Stewart also commented on his favorite memories of Halloween. He talked about trick-or-treating as a child and how much things have changed since then.
“Back when we were kids, it was always safe. You knew all the neighbors and the parents didn’t have to worry. It was okay to run down the street with your friends.”
This year’s gala, which is the Krewe’s preceding event to their parade, included a silent auction, goodie bags, and costume contests. Each table was adorned with spooky décor to match the theme for the evening. Costume contests included, “scariest, funniest and most creative costume,” and of course, a Halloween ball would not be complete without playing Michael Jackson’s “Thriller.” Party-goers were dressed in their best costumes, mostly witches, to coincide with this year’s theme. Scooby Doo and the gang were there as well.
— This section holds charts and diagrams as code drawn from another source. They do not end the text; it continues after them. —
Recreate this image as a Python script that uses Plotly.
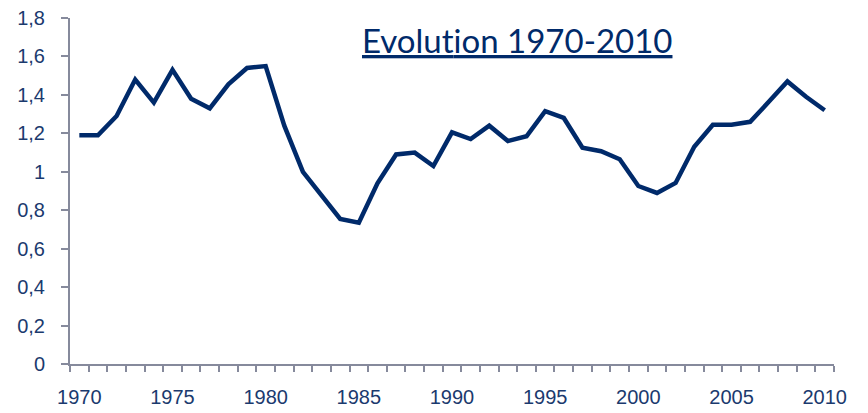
import plotly.graph_objects as go

years = list(range(1970, 2011))
values = [1.19, 1.19, 1.29, 1.48, 1.36, 1.53, 1.38, 1.33, 1.455, 1.54,
          1.55, 1.24, 1.00, 0.88, 0.755, 0.735, 0.94, 1.09, 1.10, 1.03,
          1.205, 1.17, 1.24, 1.16, 1.185, 1.315, 1.28, 1.125, 1.107, 1.065,
          0.926, 0.89, 0.942, 1.13, 1.245, 1.245, 1.26, 1.364, 1.47, 1.39,
          1.32]
x_labels = [1970, 1975, 1980, 1985, 1990, 1995, 2000, 2005, 2010]
y_ticks = [0, 0.2, 0.4, 0.6, 0.8, 1, 1.2, 1.4, 1.6, 1.8]

navy = "#002a6a"
text_col = "#1b3a6e"
axis_col = "#868a9c"

fig = go.Figure()
fig.add_trace(go.Scatter(x=years, y=values, mode="lines",
                         line=dict(color=navy, width=4.5), showlegend=False))

fig.update_layout(
    width=868, height=413,
    margin=dict(l=62, r=42, t=10, b=57, autoexpand=False),
    plot_bgcolor="white", paper_bgcolor="white",
    separators=", ",
    font=dict(family="Arial, Liberation Sans", size=20, color=text_col),
    xaxis=dict(range=[1969.5, 2010.5], tickvals=x_labels, ticks="", ticklen=0,
               showline=True, linecolor=axis_col, linewidth=2, showgrid=False,
               zeroline=False, ticklabelstandoff=14, automargin=False,
               ticklabeloverflow="allow",
               tickfont=dict(family="Arial, Liberation Sans", size=20, color=text_col),
               minor=dict(tick0=1969.5, dtick=1, ticks="outside", ticklen=6,
                          tickcolor=axis_col, tickwidth=2, showgrid=False)),
    yaxis=dict(range=[0, 1.8], tickvals=y_ticks, ticks="outside", ticklen=7,
               tickcolor=axis_col, tickwidth=2, showline=True, linecolor=axis_col,
               linewidth=2, showgrid=False, zeroline=False, ticklabelstandoff=12,
               automargin=False, ticklabeloverflow="allow",
               tickfont=dict(family="Arial, Liberation Sans", size=20, color=text_col)),
    annotations=[dict(text="<u>Evolut\u200cion 1970-2010</u>", xref="paper", yref="paper",
                      x=0.585, y=0.935, xanchor="center", yanchor="middle",
                      showarrow=False,
                      font=dict(family="Lato, Open Sans", size=33, color=navy))],
)

fig.write_html("out.html")
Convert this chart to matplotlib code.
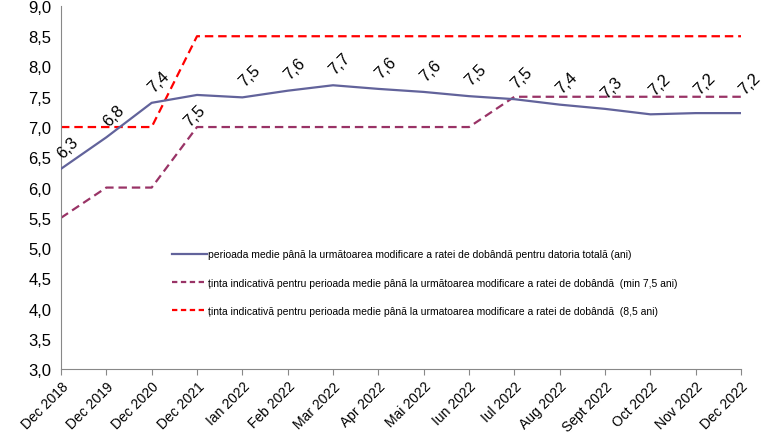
import matplotlib
matplotlib.use("Agg")
import matplotlib.pyplot as plt

plt.rcParams['font.family'] = ['Liberation Sans', 'DejaVu Sans']

# categorii (axa X)
luni = ['Dec 2018', 'Dec 2019', 'Dec 2020', 'Dec 2021', 'Ian 2022', 'Feb 2022',
        'Mar 2022', 'Apr 2022', 'Mai 2022', 'Iun 2022', 'Iul 2022', 'Aug 2022',
        'Sept 2022', 'Oct 2022', 'Nov 2022', 'Dec 2022']

# perioada medie pana la urmatoarea modificare a ratei de dobanda (ani)
atr = [6.31, 6.83, 7.40, 7.53, 7.49, 7.60, 7.69, 7.63, 7.58, 7.51,
       7.46, 7.37, 7.30, 7.21, 7.23, 7.23]
# tinta minima
tinta_min = [5.5, 6.0, 6.0, 7.0, 7.0, 7.0, 7.0, 7.0, 7.0, 7.0,
             7.5, 7.5, 7.5, 7.5, 7.5, 7.5]
# tinta 8,5 ani
tinta_85 = [7.0, 7.0, 7.0, 8.5, 8.5, 8.5, 8.5, 8.5, 8.5, 8.5,
            8.5, 8.5, 8.5, 8.5, 8.5, 8.5]

lbl_atr = 'perioada medie până la următoarea modificare a ratei de dobândă pentru datoria totală (ani)'
lbl_min = 'ținta indicativă pentru perioada medie până la următoarea modificare a ratei de dobândă  (min 7,5 ani)'
lbl_85 = 'ținta indicativă pentru perioada medie până la urmatoarea modificare a ratei de dobândă  (8,5 ani)'

fig = plt.figure(figsize=(7.76, 4.35), dpi=100)
ax = fig.add_axes([0.0786, 0.149, 0.8764, 0.835])

x = list(range(len(luni)))
ax.plot(x, atr, color='#62639B', lw=1.6, label=lbl_atr, zorder=3)
ax.plot(x, tinta_min, color='#993366', lw=1.6, dashes=(3.8, 2.2), label=lbl_min, zorder=2)
ax.plot(x, tinta_85, color='#FF0000', lw=1.6, dashes=(3.8, 2.2), label=lbl_85, zorder=2)

# etichete de date
for i, v in enumerate(atr):
    off = (7, 22)
    if i == 3:
        off = (-2, -20)
    elif i >= 13:
        off = (9, 30)
    ax.annotate(f'{v:.1f}'.replace('.', ','), (i, v), xytext=off,
                textcoords='offset pixels', rotation=45, fontsize=12,
                ha='center', va='center', color='black')

ax.set_xlim(0, len(luni) - 1)
ax.set_ylim(3.0, 9.0)
ax.set_yticks([3.0 + 0.5 * k for k in range(13)])
ax.set_yticklabels([f'{3.0 + 0.5 * k:.1f}'.replace('.', ',') for k in range(13)], fontsize=12)
ax.set_xticks(x)
ax.set_xticklabels(luni, rotation=45, ha='right', rotation_mode='anchor', fontsize=10)
ax.tick_params(axis='x', length=4, color='#888888', pad=3)
ax.tick_params(axis='y', length=0, pad=7)

for s in ['top', 'right']:
    ax.spines[s].set_visible(False)
for s in ['left', 'bottom']:
    ax.spines[s].set_color('#888888')

leg = ax.legend(loc='upper left', bbox_to_anchor=(0.163, 0.33), frameon=False,
                fontsize=7.5, handlelength=3.4, handletextpad=0.1,
                labelspacing=1.75, borderaxespad=0, borderpad=0)
for h in leg.get_lines()[1:]:
    h.set_dashes((2.4, 1.6))

plt.savefig('out.png', dpi=100)
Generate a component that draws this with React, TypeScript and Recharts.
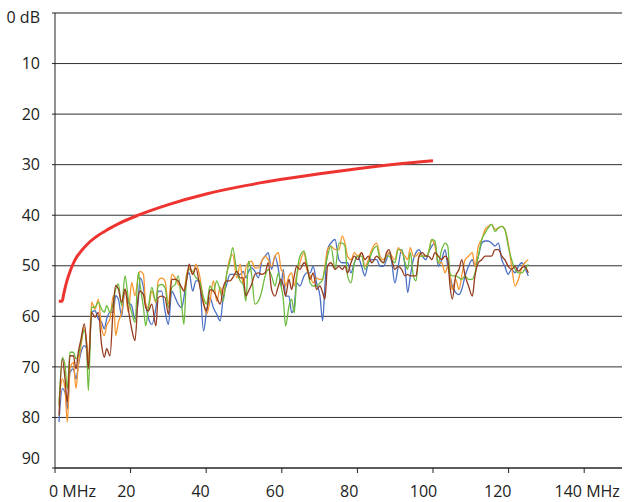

The Halloween Parade is set to roll on Saturday, Oct. 31 at 2 p.m. Parade-goers are encouraged to bring non-perishable food items to the parade, as the Baton Rouge Food Bank will be collecting donations along the parade route.
“This parade definitely has something for everyone,” said Kelley Stein, founder of 10/31 Consortium and the Baton Rouge Halloween Parade. Spectators with young children can enjoy the parade in the family friendly, or no alcohol zone and the no scare zone. There are also two party zones on 3rd Street, and the official after-party will be at The Roux House.
For those wanting to join 10/31 Consortium, please visit the website at 1031consortium.com, to fill out an application. Annual dues are $31, which gets eligibility to have a Krewe in the parade and to purchase tables at the ghostly gala.
“We describe ourselves as Halloween with a heart and a parade with a purpose and want people to join us,” said Stein.